The purpose of the project is to rethink how people make and look at graffiti and street art, not by making the stuff but by developing tools that graffiti writers could potentially use.

“I’m not a graffiti writer,” Powderly, 29, said. “I like to say I’m a graffiti engineer.” Using their odd combination of training - Powderly’s background is in aerospace robotics, Roth’s is in coding, architecture and Web design - they develop new methods of self-expression. These include a panoply of digital projection techniques, LED-driven light art and specially written computer programs.

“As more and more people learn to program at a younger age, and computers get cheaper, graffiti is eventually going to have these technological elements as a part of it,” Roth said.

Roth, 28, is a wunderkind in his tiny but thriving world. A valedictorian of the Parsons School of Design’s graduate program in design and technology, he developed a thesis project called Graffiti Analysis, which used motion-tracking techniques and custom-written code to analyze and record a graffiti writer’s hand movement over time. Working with several graffiti writers, Roth created a series of striking digital projections of graffiti being “written” at night on various New York buildings. No physical mark is left on the building by this ghostly process, but it looks shockingly real while it is happening.
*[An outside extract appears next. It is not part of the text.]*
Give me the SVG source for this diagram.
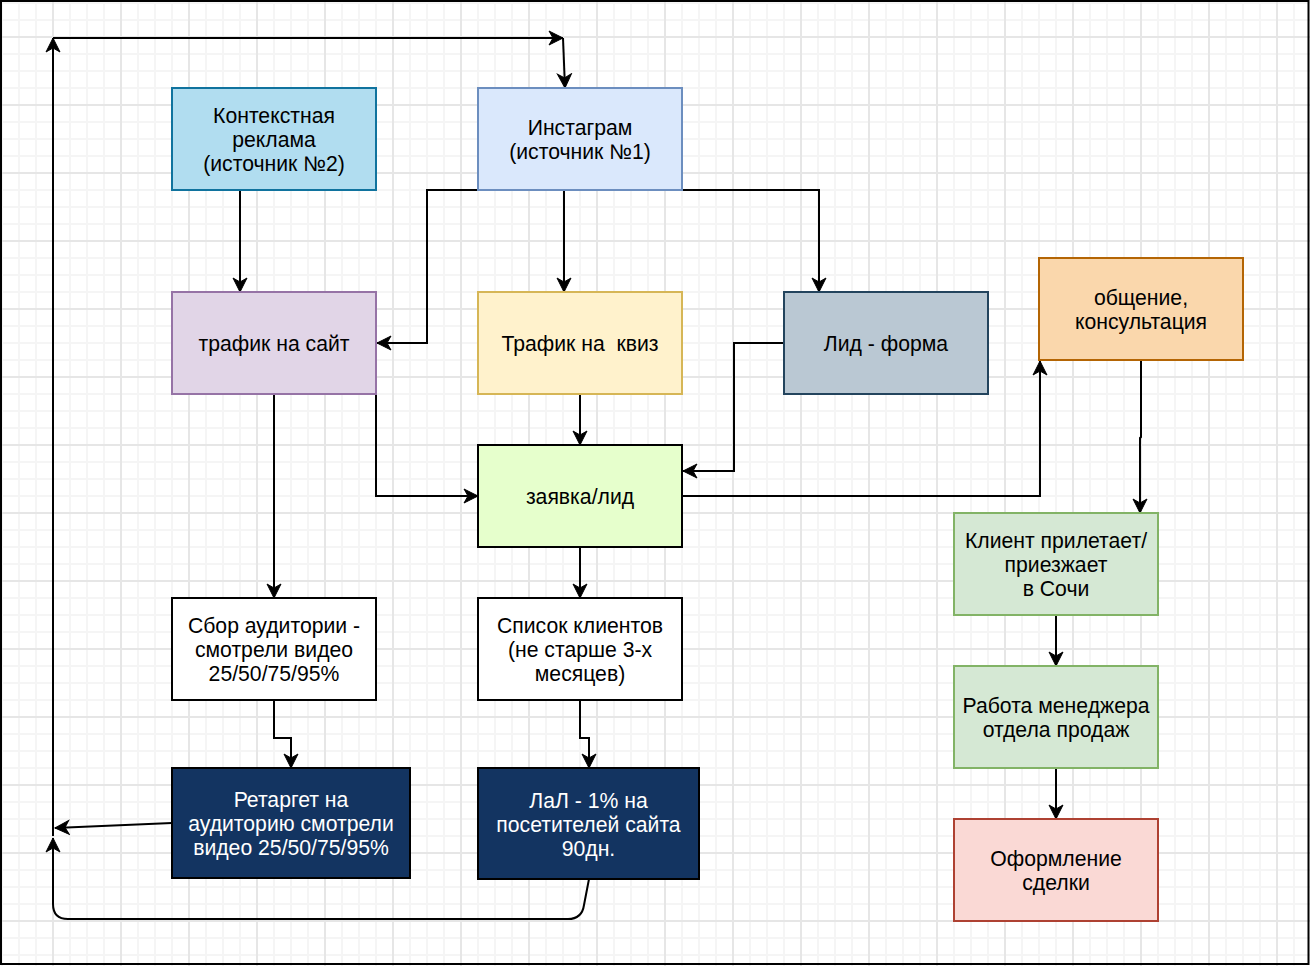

In a related project, Graffiti Taxonomy, Roth photographed hundreds of graffiti tags on the Lower East Side, and created detailed typographic charts of various letters of the alphabet based on the visual data he collected.

A flurry of New York-based graduate thesis projects in recent years have explored new forms of technology-oriented graffiti, including John Geraci’s Grafedia, a method of creating hyperlinked graffiti on city streets, and Joshua Kinberg’s Bikes Against Bush, which uses text messaging and a custom-built dot-matrix printer connected to a bicycle to print giant chalk letters on the sidewalk.
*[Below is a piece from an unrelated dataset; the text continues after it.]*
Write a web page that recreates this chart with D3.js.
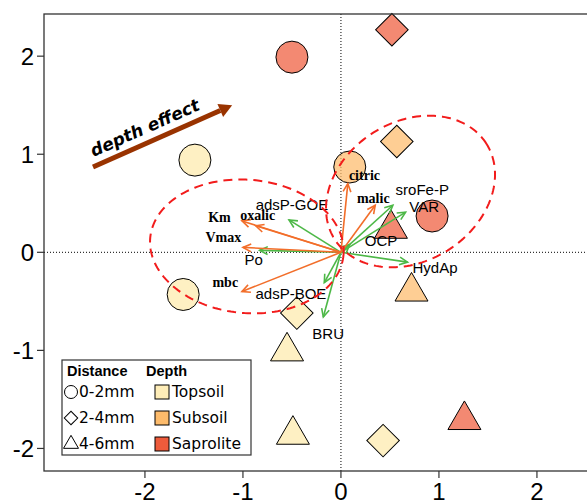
<!DOCTYPE html>
<html>
<head>
<meta charset="utf-8">
<script src="https://cdn.jsdelivr.net/npm/d3@7"></script>
<style>
  html, body { margin: 0; padding: 0; background: #fff; }
  svg { display: block; }
</style>
</head>
<body>
<svg id="chart" width="587" height="502"></svg>
<script>
// ---- Sample scores on the first two ordination axes ----
const sampleX = [-1.49, -1.61, 0.09, -0.50, 0.93, 0.52, 0.57, -0.45, 0.43, 0.51, 0.72, -0.55, -0.49, 1.26];
const sampleY = [0.94, -0.43, 0.87, 1.99, 0.37, 2.27, 1.13, -0.62, -1.92, 0.24, -0.40, -1.01, -1.86, -1.71];
const sampleDistance = ["0-2mm", "0-2mm", "0-2mm", "0-2mm", "0-2mm",
                        "2-4mm", "2-4mm", "2-4mm", "2-4mm",
                        "4-6mm", "4-6mm", "4-6mm", "4-6mm", "4-6mm"];
const sampleDepth = ["Topsoil", "Topsoil", "Subsoil", "Saprolite", "Saprolite",
                     "Saprolite", "Subsoil", "Topsoil", "Topsoil",
                     "Saprolite", "Subsoil", "Topsoil", "Topsoil", "Saprolite"];

// ---- Biological variables (orange vectors) ----
const bioNames = ["Km", "oxalic", "Vmax", "mbc", "citric", "malic"];
const bioX = [-1.01, -0.87, -1.00, -1.01, 0.07, 0.35];
const bioY = [0.32, 0.27, 0.05, -0.40, 0.70, 0.48];

// ---- Phosphorus / mineral variables (green vectors) ----
const chemNames = ["adsP-GOE", "Po", "adsP-BOE", "BRU", "sroFe-P", "VAR", "OCP", "HydAp"];
const chemX = [-0.53, -0.83, -0.17, -0.18, 0.53, 0.66, 0.09, 0.68];
const chemY = [0.33, 0.02, -0.31, -0.66, 0.48, 0.41, 0.08, -0.10];

// ---- Legend levels and axis ticks ----
const distanceLevels = ["0-2mm", "2-4mm", "4-6mm"];
const depthLevels = ["Topsoil", "Subsoil", "Saprolite"];
const xTicks = [-2, -1, 0, 1, 2];
const yTicks = [-2, -1, 0, 1, 2];

// ---- Layout: label anchors (axis units) ----
const bioLabelX = [-1.24, -0.85, -1.20, -1.18, 0.24, 0.33];
const bioLabelY = [0.36, 0.38, 0.15, -0.31, 0.78, 0.55];
const chemLabelX = [-0.50, -0.89, -0.51, -0.13, 0.83, 0.85, 0.41, 0.96];
const chemLabelY = [0.49, -0.07, -0.42, -0.83, 0.64, 0.47, 0.12, -0.16];

// Group ellipses (centre, semi-axes, rotation in degrees, axis units)
const ellipses = [
  { cx: -0.96, cy: 0.06, a: 0.99, b: 0.68, angle: -5 },
  { cx: 0.71, cy: 0.62, a: 0.915, b: 0.71, angle: 32 }
];
// Depth-effect annotation arrow (axis units)
const depthArrow = { x1: -2.53, y1: 0.87, x2: -1.11, y2: 1.50 };

// ---- Styles ----
const depthFill = { Topsoil: "#FEEDB8", Subsoil: "#FDBB6B", Saprolite: "#EE5B3B" };
const orange = "#F26E2A";
const green = "#4DB847";

const svg = d3.select("#chart");
const W = 587, H = 502;
const box = { left: 44, top: 14, right: 640, bottom: 471 };

const x = d3.scaleLinear().domain([-3.03, 3.05]).range([box.left, box.left + 6.08 * 98]);
const y = d3.scaleLinear().domain([-2.23, 2.43]).range([box.bottom, box.top]);

// Zero reference lines
svg.append("line")
  .attr("x1", box.left).attr("x2", box.right)
  .attr("y1", y(0)).attr("y2", y(0))
  .attr("stroke", "#000").attr("stroke-width", 1).attr("stroke-dasharray", "1,2");
svg.append("line")
  .attr("x1", x(0)).attr("x2", x(0))
  .attr("y1", box.top).attr("y2", box.bottom)
  .attr("stroke", "#000").attr("stroke-width", 1).attr("stroke-dasharray", "1,2");

// Sample points
const shapeOf = {
  "0-2mm": d3.symbol().type(d3.symbolCircle).size(Math.PI * 16 * 16),
  "2-4mm": d3.symbol().type(d3.symbolSquare).size(23 * 23),
  "4-6mm": d3.symbol().type(d3.symbolTriangle).size(Math.sqrt(3) / 4 * 33 * 33)
};
const samples = sampleX.map((v, i) => ({ x: v, y: sampleY[i], dist: sampleDistance[i], depth: sampleDepth[i] }));
svg.append("g").selectAll("path")
  .data(samples).join("path")
  .attr("d", d => shapeOf[d.dist]())
  .attr("transform", d => `translate(${x(d.x)},${y(d.y)})` + (d.dist === "2-4mm" ? " rotate(45)" : ""))
  .attr("fill", d => depthFill[d.depth])
  .attr("fill-opacity", d => d.depth === "Topsoil" ? 0.85 : 0.72)
  .attr("stroke", "#000").attr("stroke-width", 1);

// Vectors with open arrow heads
function drawVectors(names, xs, ys, color) {
  const g = svg.append("g").attr("stroke", color).attr("stroke-width", 1.6).attr("fill", "none");
  names.forEach((n, i) => {
    const x0 = x(0), y0 = y(0), x1 = x(xs[i]), y1 = y(ys[i]);
    g.append("line").attr("x1", x0).attr("y1", y0).attr("x2", x1).attr("y2", y1);
    const ang = Math.atan2(y1 - y0, x1 - x0);
    const len = 9, spread = Math.PI / 7;
    const p = d3.path();
    p.moveTo(x1 - len * Math.cos(ang - spread), y1 - len * Math.sin(ang - spread));
    p.lineTo(x1, y1);
    p.lineTo(x1 - len * Math.cos(ang + spread), y1 - len * Math.sin(ang + spread));
    g.append("path").attr("d", p.toString());
  });
}
drawVectors(chemNames, chemX, chemY, green);
drawVectors(bioNames, bioX, bioY, orange);

// Vector labels
svg.append("g").selectAll("text")
  .data(chemNames).join("text")
  .attr("x", (d, i) => x(chemLabelX[i]))
  .attr("y", (d, i) => y(chemLabelY[i]))
  .attr("text-anchor", "middle").attr("dominant-baseline", "central")
  .attr("font-family", "Liberation Sans, Arial, sans-serif")
  .attr("font-size", 15).attr("fill", "#000")
  .text(d => d);
svg.append("g").selectAll("text")
  .data(bioNames).join("text")
  .attr("x", (d, i) => x(bioLabelX[i]))
  .attr("y", (d, i) => y(bioLabelY[i]))
  .attr("text-anchor", "middle").attr("dominant-baseline", "central")
  .attr("font-family", "Liberation Serif, Times New Roman, serif")
  .attr("font-weight", "bold")
  .attr("font-size", 14).attr("fill", "#000")
  .text(d => d);

// Group ellipses
const ellLine = d3.line().x(p => x(p[0])).y(p => y(p[1])).curve(d3.curveLinearClosed);
ellipses.forEach(e => {
  const th = e.angle * Math.PI / 180;
  const pts = d3.range(0, 2 * Math.PI, Math.PI / 90).map(t => [
    e.cx + e.a * Math.cos(t) * Math.cos(th) - e.b * Math.sin(t) * Math.sin(th),
    e.cy + e.a * Math.cos(t) * Math.sin(th) + e.b * Math.sin(t) * Math.cos(th)
  ]);
  svg.append("path").attr("d", ellLine(pts))
    .attr("fill", "none").attr("stroke", "#F21C1C").attr("stroke-width", 2)
    .attr("stroke-dasharray", "9,6");
});

// Depth effect arrow
{
  const ax1 = x(depthArrow.x1), ay1 = y(depthArrow.y1), ax2 = x(depthArrow.x2), ay2 = y(depthArrow.y2);
  const ang = Math.atan2(ay2 - ay1, ax2 - ax1);
  const headLen = 13, headW = 7;
  const bx = ax2 - headLen * Math.cos(ang), by = ay2 - headLen * Math.sin(ang);
  svg.append("line").attr("x1", ax1).attr("y1", ay1).attr("x2", bx).attr("y2", by)
    .attr("stroke", "#993300").attr("stroke-width", 5);
  const nx = -Math.sin(ang), ny = Math.cos(ang);
  svg.append("path")
    .attr("d", `M${ax2},${ay2}L${bx + nx * headW},${by + ny * headW}L${bx - nx * headW},${by - ny * headW}Z`)
    .attr("fill", "#993300");
  const mx = (ax1 + bx) / 2, my = (ay1 + by) / 2;
  svg.append("text")
    .attr("transform", `translate(${mx - 7 + nx * -6},${my + ny * -6}) rotate(${ang * 180 / Math.PI})`)
    .attr("text-anchor", "middle")
    .attr("font-family", "DejaVu Sans, Verdana, sans-serif")
    .attr("font-weight", "bold").attr("font-style", "italic")
    .attr("font-size", 17).attr("fill", "#000")
    .text("depth effect");
}

// Frame
svg.append("rect")
  .attr("x", box.left).attr("y", box.top)
  .attr("width", box.right - box.left).attr("height", box.bottom - box.top)
  .attr("fill", "none").attr("stroke", "#333").attr("stroke-width", 1.3);

// Axes
const axisFont = "Liberation Sans, Arial, sans-serif";
svg.append("g").selectAll("line").data(yTicks).join("line")
  .attr("x1", box.left - 7).attr("x2", box.left)
  .attr("y1", d => y(d)).attr("y2", d => y(d))
  .attr("stroke", "#333").attr("stroke-width", 1.2);
svg.append("g").selectAll("text").data(yTicks).join("text")
  .attr("x", box.left - 10).attr("y", d => y(d))
  .attr("text-anchor", "end").attr("dominant-baseline", "central")
  .attr("font-family", axisFont).attr("font-size", 24).attr("fill", "#000")
  .text(d => d);
svg.append("g").selectAll("line").data(xTicks).join("line")
  .attr("x1", d => x(d)).attr("x2", d => x(d))
  .attr("y1", box.bottom).attr("y2", box.bottom + 7)
  .attr("stroke", "#333").attr("stroke-width", 1.2);
svg.append("g").selectAll("text").data(xTicks).join("text")
  .attr("x", d => x(d)).attr("y", box.bottom + 29)
  .attr("text-anchor", "middle")
  .attr("font-family", axisFont).attr("font-size", 24).attr("fill", "#000")
  .text(d => d);

// Legend
const lg = svg.append("g").attr("transform", "translate(62,360)");
lg.append("rect").attr("width", 189).attr("height", 95)
  .attr("fill", "#fff").attr("stroke", "#333").attr("stroke-width", 1.2);
lg.append("text").attr("x", 5).attr("y", 16)
  .attr("font-family", "Liberation Sans, Arial, sans-serif").attr("font-weight", "bold")
  .attr("font-size", 14.5).text("Distance");
lg.append("text").attr("x", 84).attr("y", 16)
  .attr("font-family", "Liberation Sans, Arial, sans-serif").attr("font-weight", "bold")
  .attr("font-size", 14.5).text("Depth");
const legendSym = {
  "0-2mm": d3.symbol().type(d3.symbolCircle).size(Math.PI * 6.5 * 6.5),
  "2-4mm": d3.symbol().type(d3.symbolSquare).size(9.5 * 9.5),
  "4-6mm": d3.symbol().type(d3.symbolTriangle).size(Math.sqrt(3) / 4 * 15 * 15)
};
distanceLevels.forEach((lev, i) => {
  const cy = 32 + i * 26;
  lg.append("path").attr("d", legendSym[lev]())
    .attr("transform", `translate(9,${cy})` + (lev === "2-4mm" ? " rotate(45)" : ""))
    .attr("fill", "none").attr("stroke", "#000").attr("stroke-width", 1);
  lg.append("text").attr("x", 17).attr("y", cy).attr("dominant-baseline", "central")
    .attr("font-family", "DejaVu Sans, Verdana, sans-serif").attr("font-size", 15.5)
    .text(lev);
});
depthLevels.forEach((lev, i) => {
  const cy = 32 + i * 26;
  lg.append("rect").attr("x", 93).attr("y", cy - 7).attr("width", 14).attr("height", 14)
    .attr("fill", depthFill[lev]).attr("stroke", "#000").attr("stroke-width", 1);
  lg.append("text").attr("x", 110).attr("y", cy).attr("dominant-baseline", "central")
    .attr("font-family", "DejaVu Sans, Verdana, sans-serif").attr("font-size", 15.5)
    .text(lev);
});
</script>
</body>
</html>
So far the Graffiti Research Lab’s activities include the Electro-Graf, a simple method of using magnetic and conductive paint to embed LED electronics inside a graffiti piece, surrounding the graffiti with a halo of brilliant light; LED “throwies,” tiny and colorful battery-powered lights attached to magnets, designed to be thrown onto urban surfaces; the Night Writer, an inexpensive device that posts foot-tall messages in glowing LED lights on metallic surfaces in a single fluid motion; and Jesus 2.0, a recent light sculpture collaboration with the street artist Mark Jenkins of Washington. The lab is also working to refine various digital projection ideas that Roth explored in his Graffiti Analysis project.

The Graffiti Research Lab’s values follow the idea-sharing philosophy of the open source movement: Roth and Powderly provide free and detailed online documentation on their Web site (graffitiresearchlab.com) so that anyone can follow - and replicate - their work. Roth also teaches a class at Parsons entitled “Geek Graffiti.”
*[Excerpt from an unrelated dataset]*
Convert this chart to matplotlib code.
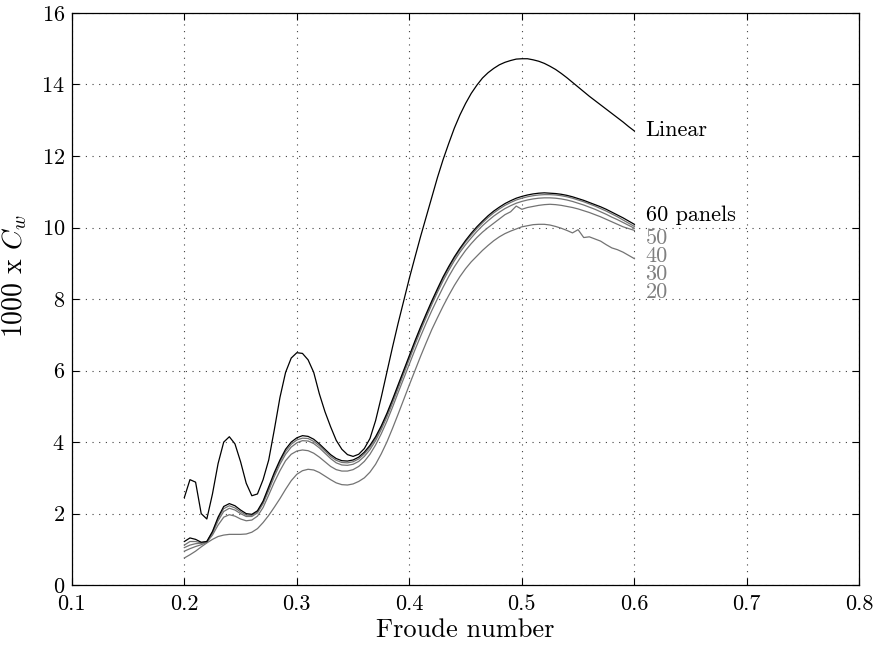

Roth realizes that eager companies may co-opt the lab’s work, although he is strongly anticommercial. “Marketing people went crazy over the project,” he said of Graffiti Analysis, “because it’s cool and it’s big and it’s projected in public. They look at Graffiti Analysis and see their company’s image inserted in there.” The projects are intentionally designed to be cheap, user-friendly and not illegal. “The kind of stuff I’ve been doing is intentionally geared to a wider audience,” Roth said. “One of the goals with the Graffiti Research Lab is to try to remove some of the negative connotations that graffiti has.”

Roth’s interest in studying graffiti and street art blossomed after he moved to New York from Los Angeles. A turning point, he said, was seeing the classic documentary “Style Wars,” which immortalized the 1980s face-off between the Metropolitan Transportation Authority and graffiti writers. “They were hacking the subway to transport these huge art pieces from borough to borough,” Roth said of the artists. “That movie makes graffiti feel like such a movement.”

Studying New York’s graffiti soon became his preoccupation. “I did get totally obsessed with it,” he said, “to the point where I couldn’t walk down the street and have conversations with people without having my gaze sidetracked by a tag.”

The transportation authority recently proposed a $25 million plan to combat acid-based window etchings, also called scratchiti, on subway cars. The agency is also considering the use of surveillance cameras to track down graffiti writers.

“There’s a strong crackdown, and gentrification changes the streets,” said Marc Schiller, the founder of Wooster Collective. “But it’s a great time to be creative in general. Creativity is so accessible now. On the street and off, on the Web, the barriers to being creative have never been lower.”